I have a matrix extracted with R which has many NA values ( values not found in the text for extraction)
And i have a reference csv file that contain all combination possibilities of the same data
this is a part of my matrix
data matrix;
OMIM GENES_SYMBOL GENES CHROMOSOME
1 (NA) (arlts1) (perforin) (NA)
2 (NA) (mtr) (NA) (NA)
3 (325410) (NA) (NA) (NA)
4 (NA) (t341c) (NA) (5)
this is how the csv matrix looks like
dictionary matrix;
OMIM GENES_SYMBOL GENES CHROMOSOME
"612367" "alpqtl2" anorexia nervosa,a 1" 1
"606788" "arlts1" basal cell carcinoma, susceptibility to, 3
"325410" "bcc1" bone mineral density qtl 3 10
I want to map the first matrix with the second one to fill all equivalent values and get rid of NA
. the problem is the matrices have not the same length( the second >>>>> the first)

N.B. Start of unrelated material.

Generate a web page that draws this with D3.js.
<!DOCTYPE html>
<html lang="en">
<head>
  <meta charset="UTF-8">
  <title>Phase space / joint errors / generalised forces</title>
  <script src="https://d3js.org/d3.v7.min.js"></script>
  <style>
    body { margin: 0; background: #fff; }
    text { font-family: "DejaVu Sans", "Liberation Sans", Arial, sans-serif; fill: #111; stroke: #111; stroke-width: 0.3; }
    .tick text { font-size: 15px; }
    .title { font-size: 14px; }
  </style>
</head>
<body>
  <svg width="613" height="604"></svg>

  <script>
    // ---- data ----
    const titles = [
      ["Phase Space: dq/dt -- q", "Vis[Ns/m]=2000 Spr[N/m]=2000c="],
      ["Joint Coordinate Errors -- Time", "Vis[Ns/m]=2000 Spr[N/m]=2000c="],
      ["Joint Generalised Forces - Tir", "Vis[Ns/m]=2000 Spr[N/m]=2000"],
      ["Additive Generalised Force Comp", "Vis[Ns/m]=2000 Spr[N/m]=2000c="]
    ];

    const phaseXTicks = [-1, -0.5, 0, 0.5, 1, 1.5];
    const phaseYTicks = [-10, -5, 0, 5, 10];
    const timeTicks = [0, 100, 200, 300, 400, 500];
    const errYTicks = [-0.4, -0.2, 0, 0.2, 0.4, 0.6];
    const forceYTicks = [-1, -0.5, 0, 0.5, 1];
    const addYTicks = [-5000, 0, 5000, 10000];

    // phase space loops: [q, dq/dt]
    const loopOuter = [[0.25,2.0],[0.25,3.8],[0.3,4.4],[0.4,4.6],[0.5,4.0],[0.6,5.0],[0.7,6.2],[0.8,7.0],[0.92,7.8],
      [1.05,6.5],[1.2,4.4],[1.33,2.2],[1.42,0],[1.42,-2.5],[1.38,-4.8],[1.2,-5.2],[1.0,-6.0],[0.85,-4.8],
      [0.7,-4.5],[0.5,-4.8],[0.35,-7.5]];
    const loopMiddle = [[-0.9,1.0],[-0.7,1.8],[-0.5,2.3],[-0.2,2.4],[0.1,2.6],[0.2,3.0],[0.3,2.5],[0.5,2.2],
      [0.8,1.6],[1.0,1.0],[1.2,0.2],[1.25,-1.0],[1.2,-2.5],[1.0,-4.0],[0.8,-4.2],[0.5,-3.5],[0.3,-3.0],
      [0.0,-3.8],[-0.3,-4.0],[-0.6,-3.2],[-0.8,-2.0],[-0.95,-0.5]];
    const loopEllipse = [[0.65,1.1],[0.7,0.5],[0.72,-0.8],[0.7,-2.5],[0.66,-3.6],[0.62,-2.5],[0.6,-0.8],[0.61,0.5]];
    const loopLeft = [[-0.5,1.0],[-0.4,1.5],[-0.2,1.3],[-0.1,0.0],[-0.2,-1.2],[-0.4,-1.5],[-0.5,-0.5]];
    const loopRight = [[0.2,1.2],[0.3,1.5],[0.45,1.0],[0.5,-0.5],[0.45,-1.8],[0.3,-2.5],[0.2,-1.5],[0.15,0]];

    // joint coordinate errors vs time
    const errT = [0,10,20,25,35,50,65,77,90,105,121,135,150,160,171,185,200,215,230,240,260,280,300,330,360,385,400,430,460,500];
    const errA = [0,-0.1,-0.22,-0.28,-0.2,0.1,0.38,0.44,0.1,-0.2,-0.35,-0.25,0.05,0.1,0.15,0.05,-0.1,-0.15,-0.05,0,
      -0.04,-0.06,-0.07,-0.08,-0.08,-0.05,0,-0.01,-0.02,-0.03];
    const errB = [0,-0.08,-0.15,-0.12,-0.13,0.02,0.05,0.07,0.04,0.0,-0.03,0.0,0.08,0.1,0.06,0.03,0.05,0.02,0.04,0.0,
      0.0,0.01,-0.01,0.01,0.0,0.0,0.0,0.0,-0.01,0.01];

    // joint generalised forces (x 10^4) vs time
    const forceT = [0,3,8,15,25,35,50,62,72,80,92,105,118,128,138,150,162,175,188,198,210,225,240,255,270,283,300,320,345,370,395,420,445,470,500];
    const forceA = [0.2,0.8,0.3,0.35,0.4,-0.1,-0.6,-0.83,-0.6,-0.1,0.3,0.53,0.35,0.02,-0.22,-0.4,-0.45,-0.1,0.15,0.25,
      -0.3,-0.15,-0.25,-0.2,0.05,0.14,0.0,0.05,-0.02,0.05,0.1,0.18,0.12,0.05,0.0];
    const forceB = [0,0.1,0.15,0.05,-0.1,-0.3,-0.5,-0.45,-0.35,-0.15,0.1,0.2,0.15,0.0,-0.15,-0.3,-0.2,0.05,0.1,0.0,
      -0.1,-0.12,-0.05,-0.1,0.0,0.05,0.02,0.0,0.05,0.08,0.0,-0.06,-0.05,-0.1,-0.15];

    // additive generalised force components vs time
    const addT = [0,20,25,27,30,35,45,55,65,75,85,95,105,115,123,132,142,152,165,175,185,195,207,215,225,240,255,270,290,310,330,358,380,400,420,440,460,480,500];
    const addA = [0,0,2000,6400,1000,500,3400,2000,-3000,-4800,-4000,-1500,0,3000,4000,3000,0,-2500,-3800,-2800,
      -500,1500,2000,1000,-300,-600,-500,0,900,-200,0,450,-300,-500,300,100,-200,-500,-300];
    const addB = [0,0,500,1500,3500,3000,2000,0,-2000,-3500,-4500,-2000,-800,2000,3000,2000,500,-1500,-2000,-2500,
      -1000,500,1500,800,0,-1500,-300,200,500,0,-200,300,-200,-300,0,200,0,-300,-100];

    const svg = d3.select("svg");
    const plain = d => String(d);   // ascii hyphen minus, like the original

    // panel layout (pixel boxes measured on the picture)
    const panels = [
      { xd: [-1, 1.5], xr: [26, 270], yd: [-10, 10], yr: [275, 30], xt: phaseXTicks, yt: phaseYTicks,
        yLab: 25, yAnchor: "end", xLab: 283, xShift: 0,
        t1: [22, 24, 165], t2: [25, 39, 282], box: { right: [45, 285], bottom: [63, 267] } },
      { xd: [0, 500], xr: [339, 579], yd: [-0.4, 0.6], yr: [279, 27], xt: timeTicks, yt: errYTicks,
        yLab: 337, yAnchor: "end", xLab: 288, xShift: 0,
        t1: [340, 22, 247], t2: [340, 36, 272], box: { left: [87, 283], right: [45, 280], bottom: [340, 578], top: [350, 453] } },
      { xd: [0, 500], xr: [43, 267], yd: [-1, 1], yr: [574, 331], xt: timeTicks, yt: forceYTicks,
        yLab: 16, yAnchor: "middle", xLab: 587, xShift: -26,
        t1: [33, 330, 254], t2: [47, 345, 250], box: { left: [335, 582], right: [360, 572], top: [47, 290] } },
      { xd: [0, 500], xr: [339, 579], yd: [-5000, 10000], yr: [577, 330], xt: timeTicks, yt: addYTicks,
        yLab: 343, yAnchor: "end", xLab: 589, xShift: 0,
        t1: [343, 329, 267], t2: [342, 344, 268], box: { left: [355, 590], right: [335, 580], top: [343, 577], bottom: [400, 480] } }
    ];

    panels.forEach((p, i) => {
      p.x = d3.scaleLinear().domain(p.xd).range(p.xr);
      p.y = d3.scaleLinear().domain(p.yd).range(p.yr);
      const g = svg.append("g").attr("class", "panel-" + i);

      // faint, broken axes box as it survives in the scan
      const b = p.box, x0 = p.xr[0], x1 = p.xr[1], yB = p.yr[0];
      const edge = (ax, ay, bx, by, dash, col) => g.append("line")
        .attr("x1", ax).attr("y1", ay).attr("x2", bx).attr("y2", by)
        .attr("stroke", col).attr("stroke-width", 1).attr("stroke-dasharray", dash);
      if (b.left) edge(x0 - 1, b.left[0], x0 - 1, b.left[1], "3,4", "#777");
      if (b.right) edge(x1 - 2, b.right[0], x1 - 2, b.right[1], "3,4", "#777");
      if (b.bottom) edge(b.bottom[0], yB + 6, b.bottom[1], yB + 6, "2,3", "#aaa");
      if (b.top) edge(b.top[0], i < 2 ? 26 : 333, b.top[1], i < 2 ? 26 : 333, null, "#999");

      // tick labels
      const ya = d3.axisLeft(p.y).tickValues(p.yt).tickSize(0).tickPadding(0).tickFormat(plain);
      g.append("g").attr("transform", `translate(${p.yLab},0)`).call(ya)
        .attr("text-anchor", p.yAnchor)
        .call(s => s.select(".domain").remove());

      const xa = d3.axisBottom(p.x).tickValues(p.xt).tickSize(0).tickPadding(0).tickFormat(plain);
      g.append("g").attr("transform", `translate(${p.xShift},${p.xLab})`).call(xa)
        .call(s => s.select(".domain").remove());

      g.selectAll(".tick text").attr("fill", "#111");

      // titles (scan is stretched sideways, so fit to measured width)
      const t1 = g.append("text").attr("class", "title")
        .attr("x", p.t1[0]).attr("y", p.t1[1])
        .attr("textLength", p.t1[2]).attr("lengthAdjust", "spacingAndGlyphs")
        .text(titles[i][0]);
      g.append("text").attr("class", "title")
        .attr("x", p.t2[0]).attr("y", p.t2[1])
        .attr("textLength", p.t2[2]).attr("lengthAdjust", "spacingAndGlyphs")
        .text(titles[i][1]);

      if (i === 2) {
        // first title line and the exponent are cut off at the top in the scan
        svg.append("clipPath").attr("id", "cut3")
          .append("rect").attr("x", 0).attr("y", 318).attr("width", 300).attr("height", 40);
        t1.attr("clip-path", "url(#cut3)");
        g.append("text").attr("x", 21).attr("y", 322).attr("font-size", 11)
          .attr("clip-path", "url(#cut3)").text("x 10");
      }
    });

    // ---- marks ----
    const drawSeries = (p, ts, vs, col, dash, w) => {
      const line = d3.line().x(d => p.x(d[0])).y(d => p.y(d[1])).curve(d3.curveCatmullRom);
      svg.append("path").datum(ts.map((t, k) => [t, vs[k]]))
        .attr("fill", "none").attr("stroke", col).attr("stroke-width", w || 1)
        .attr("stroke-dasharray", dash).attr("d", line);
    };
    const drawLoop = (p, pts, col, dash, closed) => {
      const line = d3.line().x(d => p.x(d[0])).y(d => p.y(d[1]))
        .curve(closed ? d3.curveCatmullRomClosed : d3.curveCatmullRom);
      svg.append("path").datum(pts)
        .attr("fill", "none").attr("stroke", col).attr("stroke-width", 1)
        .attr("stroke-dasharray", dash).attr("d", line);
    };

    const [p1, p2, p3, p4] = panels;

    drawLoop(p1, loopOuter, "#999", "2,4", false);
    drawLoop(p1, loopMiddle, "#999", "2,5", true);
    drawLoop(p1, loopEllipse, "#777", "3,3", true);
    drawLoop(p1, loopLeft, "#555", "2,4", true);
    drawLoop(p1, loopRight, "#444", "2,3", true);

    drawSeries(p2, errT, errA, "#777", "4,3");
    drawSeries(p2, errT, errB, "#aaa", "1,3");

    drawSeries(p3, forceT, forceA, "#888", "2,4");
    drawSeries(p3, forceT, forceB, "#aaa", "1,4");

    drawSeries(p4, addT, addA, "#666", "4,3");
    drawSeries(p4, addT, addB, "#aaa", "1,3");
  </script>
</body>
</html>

and rows in both are not organised the same; the 1st row of the data matrix
can be the row number 500 in the dictionary matrix
I wrote this code but it worked only when 2 matrices have same length. If not it returns only 2 columns from the data matrix
genemap<- data.table::fread("GeneMap - Copy.csv",sep="\t")
fun <- function(rowi,genemap) {
res <- apply(as.data.frame(genemap),1,function(x) {length(na.omit(match(na.omit(rowi),x)))})
IND <- which( max(datamatrix) == datamatrixs )[1]
rowi[is.na(rowi)] <- unlist(genemap[IND,])[is.na(rowi)]
return(rowi)
}
as.data.frame(t(apply(datamatrix, 1, fun, genemap))
)
OMIM GENES_SYMBOL
1 (NA) (arlts1)
2 (NA) (mtr)
3 (325410) (NA)
4 (NA) ( t341c)
any suggestion to modify the code??